On a positive note, in the course of time the paranoid Landlords you speak of will leave the game through natural attrition. After all, they are in the game for all the wrong and outdated reasons.
The REA is much more strict, staying on the tenants case.
“Tell the landlord Bye now 🙋♂️ and watch his or her face when he realises he should have kept the rent cheap”
Although in many cases it is a relief for the landlord they can finally put the rent up to market rate.
Hi Landlord, here is the bond data that suggests I don't need to do that. Suck it up, buttercup!
Give him a smile and tell him the bad news
Rent review notice: Due to recent legislation changes and increasing cost …the weekly rent will increase …effective on….
Tenant: updates automatic payment
How kind of the tenant to update their automatic payment so they can keep on paying for the privilege of living in a property that ha increased massively in price! It's almost as if they enjoy being taken advantage of. All going well one day soon they may be able to purchase a home instead of lining the pockets of greedy landlords like you who don't care about their well-being .
In my long and illustrious renting career, I have always only rented from older, potentially debt free landlords. Always direct, never through a property mangler.
In the last 10 years with 3 different properties, I have had the sum total of 1 rent increase during a tenancy. (auckland based)
Dont rent from Johnny come lately.
I wonder what the contribution of rent rises are to our overall CPI rises? For example, had rent rises remained at the level of the 2% target, and all other rises/falls had stayed the same - I wonder what difference that would have made to the headline inflation figure the RBNZ is working with at the moment?
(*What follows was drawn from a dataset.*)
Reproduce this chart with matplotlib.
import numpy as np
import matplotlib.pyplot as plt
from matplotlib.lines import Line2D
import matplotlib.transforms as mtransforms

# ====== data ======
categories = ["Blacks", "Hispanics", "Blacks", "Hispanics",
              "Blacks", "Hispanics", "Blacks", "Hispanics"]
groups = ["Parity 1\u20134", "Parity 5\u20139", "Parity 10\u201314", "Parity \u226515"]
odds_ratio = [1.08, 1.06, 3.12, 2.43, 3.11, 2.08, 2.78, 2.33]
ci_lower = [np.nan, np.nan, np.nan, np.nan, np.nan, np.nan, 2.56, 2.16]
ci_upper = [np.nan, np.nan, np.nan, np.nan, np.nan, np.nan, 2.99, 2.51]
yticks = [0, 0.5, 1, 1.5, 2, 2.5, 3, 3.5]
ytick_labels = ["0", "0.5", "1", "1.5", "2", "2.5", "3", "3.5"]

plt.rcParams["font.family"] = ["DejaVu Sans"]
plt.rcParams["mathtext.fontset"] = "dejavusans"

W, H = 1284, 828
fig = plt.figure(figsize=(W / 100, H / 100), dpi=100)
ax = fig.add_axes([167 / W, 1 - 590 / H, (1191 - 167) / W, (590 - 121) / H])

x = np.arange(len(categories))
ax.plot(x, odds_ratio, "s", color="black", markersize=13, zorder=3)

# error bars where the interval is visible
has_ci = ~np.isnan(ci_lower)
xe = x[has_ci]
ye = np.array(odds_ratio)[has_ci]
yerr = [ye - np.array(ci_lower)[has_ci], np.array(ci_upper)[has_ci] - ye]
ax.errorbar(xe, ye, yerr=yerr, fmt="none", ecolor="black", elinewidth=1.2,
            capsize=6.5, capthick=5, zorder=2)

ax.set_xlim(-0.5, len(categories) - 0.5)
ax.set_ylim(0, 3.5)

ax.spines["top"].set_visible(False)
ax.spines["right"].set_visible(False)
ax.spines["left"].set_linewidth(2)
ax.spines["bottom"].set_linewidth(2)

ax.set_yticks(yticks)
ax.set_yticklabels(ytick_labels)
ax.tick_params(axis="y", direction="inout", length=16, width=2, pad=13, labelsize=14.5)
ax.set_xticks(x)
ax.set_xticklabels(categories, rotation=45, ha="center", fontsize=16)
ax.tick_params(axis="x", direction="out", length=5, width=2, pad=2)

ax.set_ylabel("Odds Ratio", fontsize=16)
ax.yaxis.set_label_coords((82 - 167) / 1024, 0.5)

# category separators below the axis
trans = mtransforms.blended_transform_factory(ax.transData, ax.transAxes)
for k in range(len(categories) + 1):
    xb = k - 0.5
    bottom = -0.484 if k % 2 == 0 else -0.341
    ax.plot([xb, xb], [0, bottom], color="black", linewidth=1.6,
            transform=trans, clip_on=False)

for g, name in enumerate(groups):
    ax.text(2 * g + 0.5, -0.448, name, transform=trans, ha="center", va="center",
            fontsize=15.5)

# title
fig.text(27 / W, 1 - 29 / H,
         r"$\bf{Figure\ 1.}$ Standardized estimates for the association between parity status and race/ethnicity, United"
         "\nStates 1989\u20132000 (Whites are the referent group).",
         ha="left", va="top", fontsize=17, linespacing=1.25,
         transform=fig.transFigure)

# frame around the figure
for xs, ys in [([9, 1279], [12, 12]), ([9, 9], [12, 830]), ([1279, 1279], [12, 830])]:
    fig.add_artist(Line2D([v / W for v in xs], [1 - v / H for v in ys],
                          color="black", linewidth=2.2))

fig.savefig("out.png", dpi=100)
OCR rises have exactly the opposite effect on rent rises (i.e., they are inflationary in that regard).
And I assume, the above stats, if based on bond data, don't take into account any rent rises for emergency and/or transition housing rent costs over the period.
I really have lost confidence in the shallow sort of analysis/commentary out of the RBNZ at the moment.
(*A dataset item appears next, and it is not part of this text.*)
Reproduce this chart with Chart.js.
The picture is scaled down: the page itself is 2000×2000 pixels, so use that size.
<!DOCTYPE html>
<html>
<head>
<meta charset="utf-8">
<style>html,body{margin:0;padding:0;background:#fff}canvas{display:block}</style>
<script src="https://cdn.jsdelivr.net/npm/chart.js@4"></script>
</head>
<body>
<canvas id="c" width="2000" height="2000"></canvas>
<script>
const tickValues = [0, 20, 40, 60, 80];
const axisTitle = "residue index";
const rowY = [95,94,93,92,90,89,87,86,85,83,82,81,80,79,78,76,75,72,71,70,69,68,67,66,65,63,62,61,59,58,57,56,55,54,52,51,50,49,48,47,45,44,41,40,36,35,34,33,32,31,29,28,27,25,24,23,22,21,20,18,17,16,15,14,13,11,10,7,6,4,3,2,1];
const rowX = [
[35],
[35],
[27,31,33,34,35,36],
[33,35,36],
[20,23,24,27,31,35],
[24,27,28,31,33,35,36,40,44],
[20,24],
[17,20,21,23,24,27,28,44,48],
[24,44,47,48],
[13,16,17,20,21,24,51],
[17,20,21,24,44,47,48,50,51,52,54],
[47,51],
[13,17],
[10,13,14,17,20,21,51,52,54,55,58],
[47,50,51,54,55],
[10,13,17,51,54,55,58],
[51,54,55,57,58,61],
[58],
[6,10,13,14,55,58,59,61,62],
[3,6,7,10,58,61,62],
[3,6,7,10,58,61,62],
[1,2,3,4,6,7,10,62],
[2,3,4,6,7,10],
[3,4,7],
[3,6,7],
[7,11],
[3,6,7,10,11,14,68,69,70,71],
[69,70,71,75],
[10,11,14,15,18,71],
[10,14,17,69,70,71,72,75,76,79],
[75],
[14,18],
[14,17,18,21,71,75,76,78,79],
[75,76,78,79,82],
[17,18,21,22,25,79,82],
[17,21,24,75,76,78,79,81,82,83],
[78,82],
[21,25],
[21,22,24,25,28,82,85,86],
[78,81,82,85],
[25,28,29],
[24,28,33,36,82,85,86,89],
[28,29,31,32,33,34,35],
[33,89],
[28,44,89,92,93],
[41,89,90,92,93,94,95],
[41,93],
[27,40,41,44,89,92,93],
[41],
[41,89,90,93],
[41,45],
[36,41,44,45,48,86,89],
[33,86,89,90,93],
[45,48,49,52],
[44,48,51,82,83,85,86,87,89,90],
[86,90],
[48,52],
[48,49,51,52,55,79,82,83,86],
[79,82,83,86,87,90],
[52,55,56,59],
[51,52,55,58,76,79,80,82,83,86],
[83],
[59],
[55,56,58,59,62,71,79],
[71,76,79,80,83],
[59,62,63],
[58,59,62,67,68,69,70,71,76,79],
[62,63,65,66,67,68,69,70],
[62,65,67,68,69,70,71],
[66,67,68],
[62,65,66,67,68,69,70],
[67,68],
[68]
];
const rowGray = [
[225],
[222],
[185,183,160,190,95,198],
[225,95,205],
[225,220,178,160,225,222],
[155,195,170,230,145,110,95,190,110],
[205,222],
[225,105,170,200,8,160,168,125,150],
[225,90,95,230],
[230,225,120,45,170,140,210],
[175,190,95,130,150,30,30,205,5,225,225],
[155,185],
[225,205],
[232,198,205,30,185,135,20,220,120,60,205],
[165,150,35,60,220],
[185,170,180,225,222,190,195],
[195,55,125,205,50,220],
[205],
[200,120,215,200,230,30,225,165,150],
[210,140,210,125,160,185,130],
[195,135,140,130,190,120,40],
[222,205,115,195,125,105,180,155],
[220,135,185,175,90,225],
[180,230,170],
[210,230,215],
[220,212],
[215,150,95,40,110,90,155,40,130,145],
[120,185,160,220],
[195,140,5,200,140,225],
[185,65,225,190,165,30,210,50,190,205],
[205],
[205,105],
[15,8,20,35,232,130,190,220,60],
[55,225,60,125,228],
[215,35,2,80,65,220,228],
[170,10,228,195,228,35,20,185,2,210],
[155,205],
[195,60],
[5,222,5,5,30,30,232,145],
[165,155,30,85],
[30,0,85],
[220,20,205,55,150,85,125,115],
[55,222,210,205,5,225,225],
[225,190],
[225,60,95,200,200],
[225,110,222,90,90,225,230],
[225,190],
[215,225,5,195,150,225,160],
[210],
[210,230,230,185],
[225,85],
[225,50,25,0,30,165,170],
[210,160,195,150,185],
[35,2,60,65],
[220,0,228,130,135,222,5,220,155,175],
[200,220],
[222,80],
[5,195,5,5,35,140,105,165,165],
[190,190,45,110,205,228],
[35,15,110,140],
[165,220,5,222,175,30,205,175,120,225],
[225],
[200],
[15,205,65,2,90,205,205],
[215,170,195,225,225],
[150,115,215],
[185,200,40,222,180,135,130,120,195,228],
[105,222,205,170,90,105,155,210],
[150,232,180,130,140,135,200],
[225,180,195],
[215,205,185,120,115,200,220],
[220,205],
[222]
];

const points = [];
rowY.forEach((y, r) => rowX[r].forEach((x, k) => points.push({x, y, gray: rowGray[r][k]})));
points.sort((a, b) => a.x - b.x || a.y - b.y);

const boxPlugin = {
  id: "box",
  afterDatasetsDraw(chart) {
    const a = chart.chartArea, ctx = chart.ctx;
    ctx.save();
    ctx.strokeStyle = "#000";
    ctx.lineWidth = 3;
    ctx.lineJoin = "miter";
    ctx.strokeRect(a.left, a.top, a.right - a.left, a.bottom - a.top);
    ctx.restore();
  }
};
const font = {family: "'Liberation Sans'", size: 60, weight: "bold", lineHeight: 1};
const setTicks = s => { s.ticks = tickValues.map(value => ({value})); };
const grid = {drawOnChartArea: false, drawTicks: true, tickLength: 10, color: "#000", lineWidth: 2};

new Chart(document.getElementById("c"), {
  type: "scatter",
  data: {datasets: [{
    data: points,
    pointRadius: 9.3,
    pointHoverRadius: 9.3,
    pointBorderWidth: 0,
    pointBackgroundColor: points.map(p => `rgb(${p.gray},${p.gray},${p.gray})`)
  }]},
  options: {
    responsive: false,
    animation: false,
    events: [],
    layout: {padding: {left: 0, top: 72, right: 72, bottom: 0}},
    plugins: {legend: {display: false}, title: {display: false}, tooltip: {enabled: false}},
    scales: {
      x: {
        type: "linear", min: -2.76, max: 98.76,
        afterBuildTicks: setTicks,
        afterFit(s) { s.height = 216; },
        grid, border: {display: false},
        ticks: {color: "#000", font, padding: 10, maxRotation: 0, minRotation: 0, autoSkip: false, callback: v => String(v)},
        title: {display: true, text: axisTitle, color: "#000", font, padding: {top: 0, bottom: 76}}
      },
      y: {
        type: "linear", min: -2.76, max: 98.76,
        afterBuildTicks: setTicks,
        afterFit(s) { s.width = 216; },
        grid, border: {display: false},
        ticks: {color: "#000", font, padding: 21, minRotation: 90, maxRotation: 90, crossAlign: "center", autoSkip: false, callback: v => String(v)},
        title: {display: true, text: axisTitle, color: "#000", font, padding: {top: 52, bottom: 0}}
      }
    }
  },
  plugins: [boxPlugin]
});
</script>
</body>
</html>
I know this sounds crap but hear me out.
Compound interest has been referred to as the 8th wonder of the world. Is paying rent the 9th.
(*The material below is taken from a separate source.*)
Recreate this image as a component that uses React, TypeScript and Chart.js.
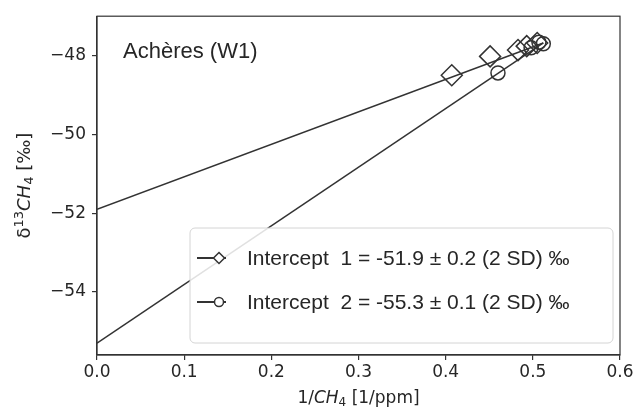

It's the gift that keeps giving, until you finally expire.
HW2, it doesn't sound like crap at all. Albert Einstein is credited with the quote, "Compound interest is the eighth wonder of the world”. He who understands it, earns it...he who doesn't, pays it."
I really worry for those old ladies who are renting. They have little savings if any and they have to watch every penny. For them they have no compound interest like you, just rent anxiety and how much the rent will be increasing or when the landlord sells where they will go.
Then I realise that they were young once and they made their choices.
NB: When we had little old lady tenants we made their lives comfortable and happy. Lowish rents. When we sold, the new owners made us multi millionaires, so I think it was all worth it.
I am the ghost of Christmas past …,,
Find another haunt, if there are any available
Unbelievable 😆
Yes unbelievable
... so ... all the excessive methods used by Ardern & Robbo to kick the snot out of landlords and to slow rent rises have done ... absolutely nothing !
Most incompetent government ever , utterly useless , completely stupid ...
Not in Auckland. CPI is at 10%. Rent increases at 0%. In essence rents have fallen 10% in Auckland.
In Australia, they are making a big deal of the increasing interest rates causing rents to rise. Rents over there are rising a lot. But that narrative isn't really occurring in NZ. Although it must be having an effect, as interest rates have risen a lot more in NZ.
I think they're pumping migration harder. Must've been Brock's spruiking.
Economists from Westpac Business Bank expect advertised rents to increase by a further 11.5 per cent in 2023, on top of the 10 per cent rise recorded to 2022. If this forecast is realised, it would be the sharpest annual increase on record.
Now borders are open, including in China, and the inflow of migrants and international students is gathering pace, putting further strain on an already tight market.